Another look at the political week that was…

  • It's begun:  Due to the sequester budget cuts to Medicare that took effect on April 1st, cancer clinics have started turning away Medicare patients.  The sequester cuts will also lead to furloughs for thousands of federal employees, including those at the Environmental Protection Agency whose furloughs will begin on April 21st. To show his solidarity with the furloughed workers, President Obama is giving back 5% of his annual salary ($20,000) to the U.S. Department of the Treasury, and other politicians and department heads are following suit.

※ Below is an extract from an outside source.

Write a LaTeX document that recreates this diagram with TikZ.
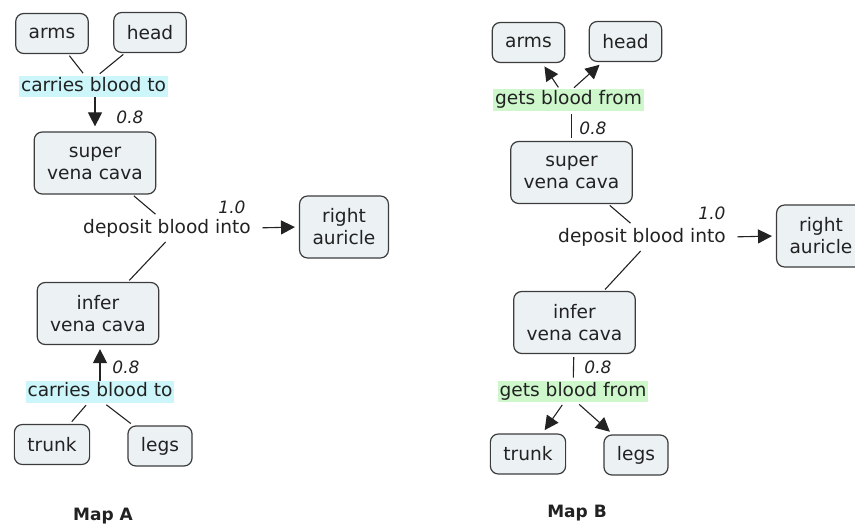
\documentclass[tikz,border=0pt]{standalone}
\usepackage{fontspec}
\setmainfont{DejaVu Sans}
\usetikzlibrary{arrows.meta}

\definecolor{boxfill}{RGB}{236,241,244}
\definecolor{boxline}{RGB}{60,60,60}
\definecolor{linkcyan}{RGB}{204,246,250}
\definecolor{linkgreen}{RGB}{206,248,204}
\definecolor{inkgray}{RGB}{34,34,34}

\begin{document}
\begin{tikzpicture}[
    x=1pt, y=-1pt,
    font=\fontsize{18.6}{22}\selectfont,
    text=inkgray,
    concept/.style={draw=boxline, fill=boxfill, rounded corners=8pt, line width=1.2pt,
                    align=center, inner xsep=13pt, inner ysep=8pt, minimum height=40pt},
    tall/.style={minimum height=62pt},
    link/.style={fill=#1, inner xsep=2pt, inner ysep=2pt, text height=13.5pt, text depth=4pt},
    link/.default=white,
    weight/.style={font=\fontsize{17}{20}\selectfont\itshape},
    edge/.style={draw=inkgray, line width=1.1pt},
    arrow/.style={edge, -{Triangle[length=14pt, width=14pt]}},
    caption/.style={font=\fontsize{17}{20}\selectfont\bfseries}
]
    \useasboundingbox (0,0) rectangle (855,524);

    % Map A
    \node[concept] (armsA)  at (52,33.5)  {arms};
    \node[concept] (headA)  at (150,32.5) {head};
    \node[link=linkcyan] (carryA1) at (93.5,86.5) {carries blood to};
    \node[concept, tall] (superA) at (95,163)   {super\\vena cava};
    \node (depA) at (167,228) {deposit blood into};
    \node[concept, tall] (rightA) at (344,227)  {right\\auricle};
    \node[concept, tall] (inferA) at (98,313.5) {infer\\vena cava};
    \node[link=linkcyan] (carryA2) at (100,392) {carries blood to};
    \node[concept] (trunkA) at (52,444.5) {trunk};
    \node[concept] (legsA)  at (160,446)  {legs};

    \draw[edge, shorten <=2pt, shorten >=3pt] (armsA) -- (carryA1);
    \draw[edge, shorten <=2pt, shorten >=3pt] (headA) -- ([xshift=4pt]carryA1.north);
    \draw[arrow, shorten >=5pt] (carryA1.south -| superA) -- (superA);
    \node[weight] (wA1) at (130,117) {0.8};
    \draw[edge, shorten <=2pt, shorten >=2pt] (superA) -- ([xshift=-10pt]depA.north);
    \draw[edge, shorten <=2pt, shorten >=2pt] (inferA) -- ([xshift=0pt]depA.south);
    \draw[arrow, shorten <=8pt, shorten >=4pt] (depA.east) -- (rightA.west);
    \node[weight] (wA2) at (232,207) {1.0};
    \draw[arrow, shorten >=4pt] (carryA2.north) -- (carryA2.north |- inferA.south);
    \node[weight] (wA3) at (126,367) {0.8};
    \draw[edge, shorten <=3pt, shorten >=3pt] ([xshift=-12pt]carryA2.south) -- (trunkA);
    \draw[edge, shorten <=3pt, shorten >=3pt] ([xshift=4pt]carryA2.south) -- (legsA);
    \node[caption] (mapA) at (103,516) {Map A};

    % Map B
    \node[concept] (armsB)  at (528.5,42.5) {arms};
    \node[concept] (headB)  at (625.5,41.5) {head};
    \node[link=linkgreen] (getsB1) at (568.5,100) {gets blood from};
    \node[concept, tall] (superB) at (571.5,172.5) {super\\vena cava};
    \node (depB) at (642,237) {deposit blood into};
    \node[concept, tall] (rightB) at (821,236)  {right\\auricle};
    \node[concept, tall] (inferB) at (574.5,322.5) {infer\\vena cava};
    \node[link=linkgreen] (getsB2) at (573,391.5) {gets blood from};
    \node[concept] (trunkB) at (528,454)  {trunk};
    \node[concept] (legsB)  at (636,455)  {legs};

    \draw[arrow, shorten <=2pt, shorten >=4pt] ([xshift=-9pt]getsB1.north) -- (armsB);
    \draw[arrow, shorten <=2pt, shorten >=4pt] ([xshift=4pt]getsB1.north) -- (headB);
    \draw[edge, shorten <=3pt, shorten >=3pt] (superB) -- (superB |- getsB1.south);
    \node[weight] (wB1) at (593,128) {0.8};
    \draw[edge, shorten <=2pt, shorten >=2pt] (superB) -- ([xshift=-10pt]depB.north);
    \draw[edge, shorten <=2pt, shorten >=2pt] (inferB) -- ([xshift=0pt]depB.south);
    \draw[arrow, shorten <=8pt, shorten >=4pt] (depB.east) -- (rightB.west);
    \node[weight] (wB2) at (712,213) {1.0};
    \draw[edge, shorten <=3pt, shorten >=3pt] (inferB) -- (getsB2);
    \node[weight] (wB3) at (598,367) {0.8};
    \draw[arrow, shorten <=3pt, shorten >=4pt] ([xshift=-9pt]getsB2.south) -- (trunkB);
    \draw[arrow, shorten <=3pt, shorten >=4pt] ([xshift=4pt]getsB2.south) -- (legsB);
    \node[caption] (mapB) at (577,513) {Map B};
\end{tikzpicture}
\end{document}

  • Virginia’s Republican attorney general, Ken Cuccinelli, filed an appeal to make oral sex a felony in his state.  This move comes despite the fact that the Supreme Court has already decided  a decade ago, in the 2003 case, Lawrence v. Texas, that laws like the one Cuccinelli is defending, banning consensual, non-commercial sex between adults, are unconstitutional.
  • The Defense Department is sending a missile defense system to Guam in response to North Korea's blustering, though according to experts, the antagonizing country is still years away from building a nuclear weapon that could reach the continental U.S.
  • Connecticut passed "the most far-reaching" gun control legislation in the country this week, creating a registry of dangerous weapon offenders and new eligibility rules for purchasing ammunition, as well as adding more than 100 weapons to its assault weapons ban –a direct response to the Newtown massacre.  Meanwhile, the city of Nelson, Georgia, passed a law this week requiring every resident to have a gun.
  • According to the latest Quinnipiac University national poll, a majority of Americans believe that gay marriage should be decided by the Constitution and not individual states.
  • The race to replace New York City’s mayor Michael Bloomberg reached high drama this week when mayoral hopeful State Senator Malcolm Smith and City Councilman Daniel Holloran were arrested on bribery charges.
  • And as America remembered the 45th anniversary of the assassination of Martin Luther King, Jr., on April 4th, fast food workers in New York City went on strike Thursday morning, demanding a living wage and the ability to form and join a union.  The organizers of the New York City strike were said to be inspired by the Memphis sanitation workers' strike of 1968 that Dr. King was in town to support when he was assassinated by James Earl Ray.